AIM - Copy out the whole listing exactly as written, leaving the pictures behind.

DATA SEGMENT -

'''

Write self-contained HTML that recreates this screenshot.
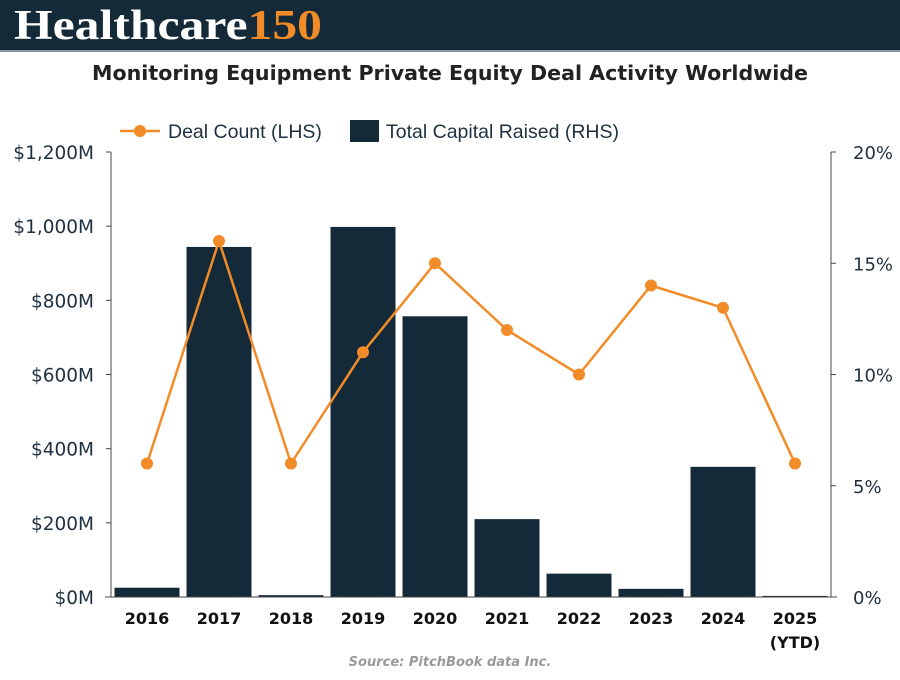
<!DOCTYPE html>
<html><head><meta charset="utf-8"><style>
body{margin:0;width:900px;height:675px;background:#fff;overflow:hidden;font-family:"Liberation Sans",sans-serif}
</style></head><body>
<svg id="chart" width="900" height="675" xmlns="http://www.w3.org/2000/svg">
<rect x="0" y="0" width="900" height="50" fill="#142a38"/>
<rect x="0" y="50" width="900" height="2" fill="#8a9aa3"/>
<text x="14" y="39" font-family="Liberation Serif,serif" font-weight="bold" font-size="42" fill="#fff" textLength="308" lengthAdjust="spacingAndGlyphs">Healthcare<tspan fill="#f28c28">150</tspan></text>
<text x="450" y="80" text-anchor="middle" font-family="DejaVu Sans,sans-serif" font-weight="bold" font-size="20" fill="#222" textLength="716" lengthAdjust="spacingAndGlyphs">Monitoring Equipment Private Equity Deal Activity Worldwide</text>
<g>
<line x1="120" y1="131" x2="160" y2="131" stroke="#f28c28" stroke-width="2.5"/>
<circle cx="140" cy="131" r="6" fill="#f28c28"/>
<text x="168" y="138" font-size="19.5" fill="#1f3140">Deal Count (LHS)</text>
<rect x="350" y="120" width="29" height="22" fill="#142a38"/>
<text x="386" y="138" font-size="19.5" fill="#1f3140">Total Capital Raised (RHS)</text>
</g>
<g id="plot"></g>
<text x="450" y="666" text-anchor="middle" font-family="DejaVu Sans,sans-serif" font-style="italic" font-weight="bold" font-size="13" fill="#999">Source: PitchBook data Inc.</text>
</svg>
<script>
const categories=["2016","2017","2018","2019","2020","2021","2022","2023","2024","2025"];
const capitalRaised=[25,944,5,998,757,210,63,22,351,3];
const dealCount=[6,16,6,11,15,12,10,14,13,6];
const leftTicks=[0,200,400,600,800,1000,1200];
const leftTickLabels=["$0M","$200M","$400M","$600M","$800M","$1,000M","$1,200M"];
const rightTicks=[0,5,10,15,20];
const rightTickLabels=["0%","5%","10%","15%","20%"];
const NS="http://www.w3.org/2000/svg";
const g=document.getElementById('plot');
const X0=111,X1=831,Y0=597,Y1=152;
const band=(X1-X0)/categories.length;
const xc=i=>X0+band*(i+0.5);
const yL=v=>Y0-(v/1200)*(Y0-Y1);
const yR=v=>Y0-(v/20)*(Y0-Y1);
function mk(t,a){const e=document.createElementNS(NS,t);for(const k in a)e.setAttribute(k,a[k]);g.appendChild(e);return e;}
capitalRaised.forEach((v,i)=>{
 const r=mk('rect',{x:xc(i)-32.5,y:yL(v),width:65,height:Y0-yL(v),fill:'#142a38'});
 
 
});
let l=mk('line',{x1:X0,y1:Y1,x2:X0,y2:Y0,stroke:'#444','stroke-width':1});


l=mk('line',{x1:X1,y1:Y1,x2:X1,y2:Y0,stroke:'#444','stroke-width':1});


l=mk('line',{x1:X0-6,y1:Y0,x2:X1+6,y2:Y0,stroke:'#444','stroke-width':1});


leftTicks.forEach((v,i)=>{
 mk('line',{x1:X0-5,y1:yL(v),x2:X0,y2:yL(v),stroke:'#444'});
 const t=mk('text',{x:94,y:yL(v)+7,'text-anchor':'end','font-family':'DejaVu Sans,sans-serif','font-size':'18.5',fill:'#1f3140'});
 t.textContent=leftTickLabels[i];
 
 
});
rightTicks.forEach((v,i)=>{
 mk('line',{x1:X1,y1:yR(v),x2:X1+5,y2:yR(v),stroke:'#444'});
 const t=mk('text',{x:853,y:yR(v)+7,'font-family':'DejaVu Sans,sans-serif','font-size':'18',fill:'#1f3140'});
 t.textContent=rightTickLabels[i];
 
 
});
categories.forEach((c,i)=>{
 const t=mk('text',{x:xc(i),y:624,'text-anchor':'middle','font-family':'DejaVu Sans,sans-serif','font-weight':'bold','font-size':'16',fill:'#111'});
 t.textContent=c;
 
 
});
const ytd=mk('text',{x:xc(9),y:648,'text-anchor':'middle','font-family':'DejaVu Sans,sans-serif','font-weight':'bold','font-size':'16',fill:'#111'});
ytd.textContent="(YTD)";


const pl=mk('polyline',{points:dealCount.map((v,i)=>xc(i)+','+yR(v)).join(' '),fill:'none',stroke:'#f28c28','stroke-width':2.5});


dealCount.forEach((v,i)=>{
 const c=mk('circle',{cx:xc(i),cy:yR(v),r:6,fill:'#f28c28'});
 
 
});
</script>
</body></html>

'''

SOLUTION FOR THIS TASK -
Write self-contained HTML that recreates this screenshot.
<!DOCTYPE html>
<html><head><meta charset="utf-8"><style>
body{margin:0;width:900px;height:675px;background:#fff;overflow:hidden;font-family:"Liberation Sans",sans-serif}
</style></head><body>
<svg id="chart" width="900" height="675" xmlns="http://www.w3.org/2000/svg">
<rect x="0" y="0" width="900" height="50" fill="#142a38"/>
<rect x="0" y="50" width="900" height="2" fill="#8a9aa3"/>
<text x="14" y="39" font-family="Liberation Serif,serif" font-weight="bold" font-size="42" fill="#fff" textLength="308" lengthAdjust="spacingAndGlyphs">Healthcare<tspan fill="#f28c28">150</tspan></text>
<text x="450" y="80" text-anchor="middle" font-family="DejaVu Sans,sans-serif" font-weight="bold" font-size="20" fill="#222" textLength="716" lengthAdjust="spacingAndGlyphs">Monitoring Equipment Private Equity Deal Activity Worldwide</text>
<g>
<line x1="120" y1="131" x2="160" y2="131" stroke="#f28c28" stroke-width="2.5"/>
<circle cx="140" cy="131" r="6" fill="#f28c28"/>
<text x="168" y="138" font-size="19.5" fill="#1f3140">Deal Count (LHS)</text>
<rect x="350" y="120" width="29" height="22" fill="#142a38"/>
<text x="386" y="138" font-size="19.5" fill="#1f3140">Total Capital Raised (RHS)</text>
</g>
<g id="plot"></g>
<text x="450" y="666" text-anchor="middle" font-family="DejaVu Sans,sans-serif" font-style="italic" font-weight="bold" font-size="13" fill="#999">Source: PitchBook data Inc.</text>
</svg>
<script>
const categories=["2016","2017","2018","2019","2020","2021","2022","2023","2024","2025"];
const capitalRaised=[25,944,5,998,757,210,63,22,351,3];
const dealCount=[6,16,6,11,15,12,10,14,13,6];
const leftTicks=[0,200,400,600,800,1000,1200];
const leftTickLabels=["$0M","$200M","$400M","$600M","$800M","$1,000M","$1,200M"];
const rightTicks=[0,5,10,15,20];
const rightTickLabels=["0%","5%","10%","15%","20%"];
const NS="http://www.w3.org/2000/svg";
const g=document.getElementById('plot');
const X0=111,X1=831,Y0=597,Y1=152;
const band=(X1-X0)/categories.length;
const xc=i=>X0+band*(i+0.5);
const yL=v=>Y0-(v/1200)*(Y0-Y1);
const yR=v=>Y0-(v/20)*(Y0-Y1);
function mk(t,a){const e=document.createElementNS(NS,t);for(const k in a)e.setAttribute(k,a[k]);g.appendChild(e);return e;}
capitalRaised.forEach((v,i)=>{
 const r=mk('rect',{x:xc(i)-32.5,y:yL(v),width:65,height:Y0-yL(v),fill:'#142a38'});
 
 
});
let l=mk('line',{x1:X0,y1:Y1,x2:X0,y2:Y0,stroke:'#444','stroke-width':1});


l=mk('line',{x1:X1,y1:Y1,x2:X1,y2:Y0,stroke:'#444','stroke-width':1});


l=mk('line',{x1:X0-6,y1:Y0,x2:X1+6,y2:Y0,stroke:'#444','stroke-width':1});


leftTicks.forEach((v,i)=>{
 mk('line',{x1:X0-5,y1:yL(v),x2:X0,y2:yL(v),stroke:'#444'});
 const t=mk('text',{x:94,y:yL(v)+7,'text-anchor':'end','font-family':'DejaVu Sans,sans-serif','font-size':'18.5',fill:'#1f3140'});
 t.textContent=leftTickLabels[i];
 
 
});
rightTicks.forEach((v,i)=>{
 mk('line',{x1:X1,y1:yR(v),x2:X1+5,y2:yR(v),stroke:'#444'});
 const t=mk('text',{x:853,y:yR(v)+7,'font-family':'DejaVu Sans,sans-serif','font-size':'18',fill:'#1f3140'});
 t.textContent=rightTickLabels[i];
 
 
});
categories.forEach((c,i)=>{
 const t=mk('text',{x:xc(i),y:624,'text-anchor':'middle','font-family':'DejaVu Sans,sans-serif','font-weight':'bold','font-size':'16',fill:'#111'});
 t.textContent=c;
 
 
});
const ytd=mk('text',{x:xc(9),y:648,'text-anchor':'middle','font-family':'DejaVu Sans,sans-serif','font-weight':'bold','font-size':'16',fill:'#111'});
ytd.textContent="(YTD)";


const pl=mk('polyline',{points:dealCount.map((v,i)=>xc(i)+','+yR(v)).join(' '),fill:'none',stroke:'#f28c28','stroke-width':2.5});


dealCount.forEach((v,i)=>{
 const c=mk('circle',{cx:xc(i),cy:yR(v),r:6,fill:'#f28c28'});
 
 
});
</script>
</body></html>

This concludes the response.